Direction: Locate the string "image" throughout the material and copy every line in which it occurs.

Stored data:
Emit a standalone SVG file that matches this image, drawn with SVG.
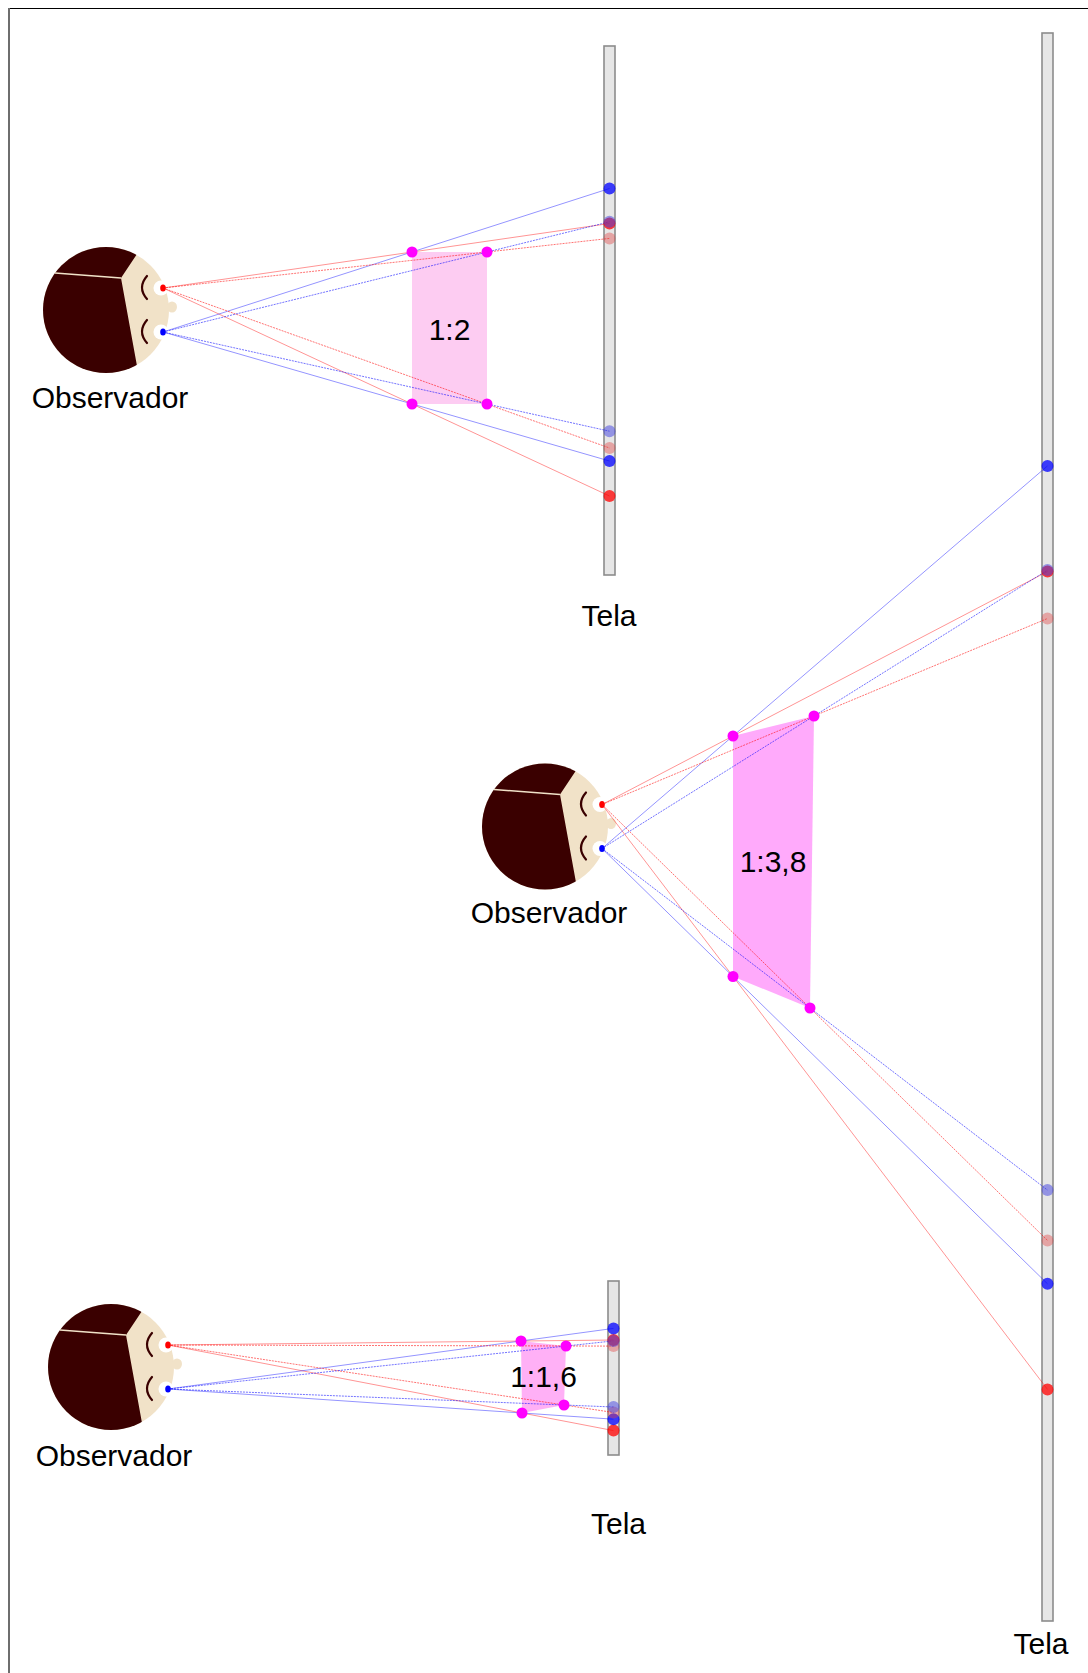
<svg xmlns="http://www.w3.org/2000/svg" width="1088" height="1673" viewBox="0 0 1088 1673">
  <defs>
    <style>
      text { font-family: "Liberation Sans", Arial, sans-serif; font-size: 30px; fill: #000; }
      .lbl { text-anchor: middle; }
      .screen { fill: #e6e6e6; stroke: #8c8c8c; stroke-width: 1.6; }
      .ray { stroke-width: 1; fill: none; }
      .r { stroke: #ff0000; }
      .b { stroke: #0000ff; }
      .near { stroke-opacity: 0.42; }
      .far { stroke-opacity: 0.55; stroke-dasharray: 2 1; }
      .pt { fill: #ff00ff; }
      .dr { fill: #ff0000; fill-opacity: 0.75; }
      .db { fill: #0000ff; fill-opacity: 0.75; }
      .lr { fill: #e04040; fill-opacity: 0.4; }
      .lb { fill: #4040e0; fill-opacity: 0.5; }
      .lid { fill: none; stroke: #3a0000; stroke-width: 2.2; stroke-linecap: round; }
    </style>
    <clipPath id="skull"><circle r="63"/></clipPath>
    <!-- observer head seen from above, centred on its origin; eyes at (57,-22) and (57,22) -->
    <g id="head">
      <circle r="63" fill="#f1e2c8"/>
      <ellipse cx="66" cy="-3" rx="5" ry="5.5" fill="#f1e2c8"/>
      <path d="M31,-56 L15,-32 L31,56 L31,70 L-70,70 L-70,-70 L31,-70 Z" fill="#3a0000" clip-path="url(#skull)"/>
      <line x1="-51" y1="-37" x2="15" y2="-32" stroke="#f1e2c8" stroke-width="1.5"/>
      <path class="lid" d="M41,-34 Q31,-22.5 41,-11"/>
      <path class="lid" d="M41,10 Q31,21.5 41,33"/>
      <circle cx="55" cy="-22" r="7.5" fill="#fff"/>
      <circle cx="55" cy="22" r="7.5" fill="#fff"/>
      <ellipse cx="57" cy="-22" rx="2.8" ry="3.5" fill="#ff0000"/>
      <ellipse cx="57" cy="22" rx="2.8" ry="3.5" fill="#0000ff"/>
    </g>
  </defs>

  <rect width="1088" height="1673" fill="#fff"/>
  <line x1="8" y1="8.5" x2="1088" y2="8.5" stroke="#000" stroke-width="1"/>
  <line x1="9" y1="8" x2="9" y2="1673" stroke="#6e6e6e" stroke-width="2"/>

  <!-- screens -->
  <g id="screen1">
    <rect class="screen" x="604" y="46" width="11" height="529"/>
    <text class="lbl" x="609" y="626">Tela</text>
  </g>
  <g id="screen2">
    <rect class="screen" x="1042" y="33" width="11" height="1588"/>
    <text class="lbl" x="1041" y="1654">Tela</text>
  </g>
  <g id="screen3">
    <rect class="screen" x="608" y="1281" width="11" height="174"/>
    <text class="lbl" x="618.5" y="1534">Tela</text>
  </g>

  <!-- perceived shapes -->
  <g id="shape1">
    <rect x="412" y="252" width="75" height="152" fill="#fdccf2"/>
    <text class="lbl" x="449.5" y="340">1:2</text>
  </g>
  <g id="shape2">
    <polygon points="733,736 814,716 810,1008 733,976.5" fill="#ffaafb"/>
    <text class="lbl" x="773" y="871.5">1:3,8</text>
  </g>
  <g id="shape3">
    <polygon points="521,1341 566,1346 564,1405 522,1413" fill="#ffb0f6"/>
    <text class="lbl" x="543.5" y="1386.5">1:1,6</text>
  </g>

  <!-- observers -->
  <g id="observer1">
    <use href="#head" transform="translate(106,310)"/>
    <text class="lbl" x="110" y="408">Observador</text>
  </g>
  <g id="observer2">
    <use href="#head" transform="translate(545,826.5)"/>
    <text class="lbl" x="549" y="923">Observador</text>
  </g>
  <g id="observer3">
    <use href="#head" transform="translate(111,1367)"/>
    <text class="lbl" x="114" y="1466">Observador</text>
  </g>

  <!-- sight lines: eye -> perceived corner -> screen -->
  <g id="connectors" class="ray">
    <!-- set 1 -->
    <line class="r near" x1="163" y1="288" x2="609.5" y2="223.5"/>
    <line class="r near" x1="163" y1="288" x2="609.5" y2="496"/>
    <line class="b near" x1="163" y1="332" x2="609.5" y2="188.5"/>
    <line class="b near" x1="163" y1="332" x2="609.5" y2="461"/>
    <line class="r far" x1="163" y1="288" x2="609.5" y2="238.4"/>
    <line class="r far" x1="163" y1="288" x2="609.5" y2="448"/>
    <line class="b far" x1="163" y1="332" x2="609.5" y2="221.8"/>
    <line class="b far" x1="163" y1="332" x2="609.5" y2="431.2"/>
    <!-- set 2 -->
    <line class="r near" x1="602" y1="804.5" x2="1047.5" y2="571.5"/>
    <line class="r near" x1="602" y1="804.5" x2="1047.5" y2="1389.4"/>
    <line class="b near" x1="602" y1="848.5" x2="1047.5" y2="465.9"/>
    <line class="b near" x1="602" y1="848.5" x2="1047.5" y2="1283.8"/>
    <line class="r far" x1="602" y1="804.5" x2="1047.5" y2="618.5"/>
    <line class="r far" x1="602" y1="804.5" x2="1047.5" y2="1240.4"/>
    <line class="b far" x1="602" y1="848.5" x2="1047.5" y2="570.1"/>
    <line class="b far" x1="602" y1="848.5" x2="1047.5" y2="1190.1"/>
    <!-- set 3 -->
    <line class="r near" x1="168" y1="1345" x2="613.5" y2="1340"/>
    <line class="r near" x1="168" y1="1345" x2="613.5" y2="1430.6"/>
    <line class="b near" x1="168" y1="1389" x2="613.5" y2="1328.4"/>
    <line class="b near" x1="168" y1="1389" x2="613.5" y2="1419.2"/>
    <line class="r far" x1="168" y1="1345" x2="613.5" y2="1346.1"/>
    <line class="r far" x1="168" y1="1345" x2="613.5" y2="1412.5"/>
    <line class="b far" x1="168" y1="1389" x2="613.5" y2="1340.9"/>
    <line class="b far" x1="168" y1="1389" x2="613.5" y2="1407"/>
  </g>

  <!-- corners of the perceived shapes -->
  <g id="corners1">
    <circle class="pt" cx="412" cy="252" r="5.5"/>
    <circle class="pt" cx="487" cy="252" r="5.5"/>
    <circle class="pt" cx="412" cy="404" r="5.5"/>
    <circle class="pt" cx="487" cy="404" r="5.5"/>
  </g>
  <g id="corners2">
    <circle class="pt" cx="733" cy="736" r="5.5"/>
    <circle class="pt" cx="814" cy="716" r="5.5"/>
    <circle class="pt" cx="733" cy="976.5" r="5.5"/>
    <circle class="pt" cx="810" cy="1008" r="5.5"/>
  </g>
  <g id="corners3">
    <circle class="pt" cx="521" cy="1341" r="5.5"/>
    <circle class="pt" cx="566" cy="1346" r="5.5"/>
    <circle class="pt" cx="522" cy="1413" r="5.5"/>
    <circle class="pt" cx="564" cy="1405" r="5.5"/>
  </g>

  <!-- image points on the screens -->
  <g id="screen-points1">
    <circle class="dr" cx="609.5" cy="223.5" r="6"/>
    <circle class="dr" cx="609.5" cy="496" r="6"/>
    <circle class="db" cx="609.5" cy="188.5" r="6"/>
    <circle class="db" cx="609.5" cy="461" r="6"/>
    <circle class="lr" cx="609.5" cy="238.4" r="6"/>
    <circle class="lr" cx="609.5" cy="448" r="6"/>
    <circle class="lb" cx="609.5" cy="221.8" r="6"/>
    <circle class="lb" cx="609.5" cy="431.2" r="6"/>
  </g>
  <g id="screen-points2">
    <circle class="dr" cx="1047.5" cy="571.5" r="6"/>
    <circle class="dr" cx="1047.5" cy="1389.4" r="6"/>
    <circle class="db" cx="1047.5" cy="465.9" r="6"/>
    <circle class="db" cx="1047.5" cy="1283.8" r="6"/>
    <circle class="lr" cx="1047.5" cy="618.5" r="6"/>
    <circle class="lr" cx="1047.5" cy="1240.4" r="6"/>
    <circle class="lb" cx="1047.5" cy="570.1" r="6"/>
    <circle class="lb" cx="1047.5" cy="1190.1" r="6"/>
  </g>
  <g id="screen-points3">
    <circle class="dr" cx="613.5" cy="1340" r="6"/>
    <circle class="dr" cx="613.5" cy="1430.6" r="6"/>
    <circle class="db" cx="613.5" cy="1328.4" r="6"/>
    <circle class="db" cx="613.5" cy="1419.2" r="6"/>
    <circle class="lr" cx="613.5" cy="1346.1" r="6"/>
    <circle class="lr" cx="613.5" cy="1412.5" r="6"/>
    <circle class="lb" cx="613.5" cy="1340.9" r="6"/>
    <circle class="lb" cx="613.5" cy="1407" r="6"/>
  </g>
</svg>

Final answer:
Emit a standalone SVG file that matches this image, drawn with SVG.
  <!-- image points on the screens -->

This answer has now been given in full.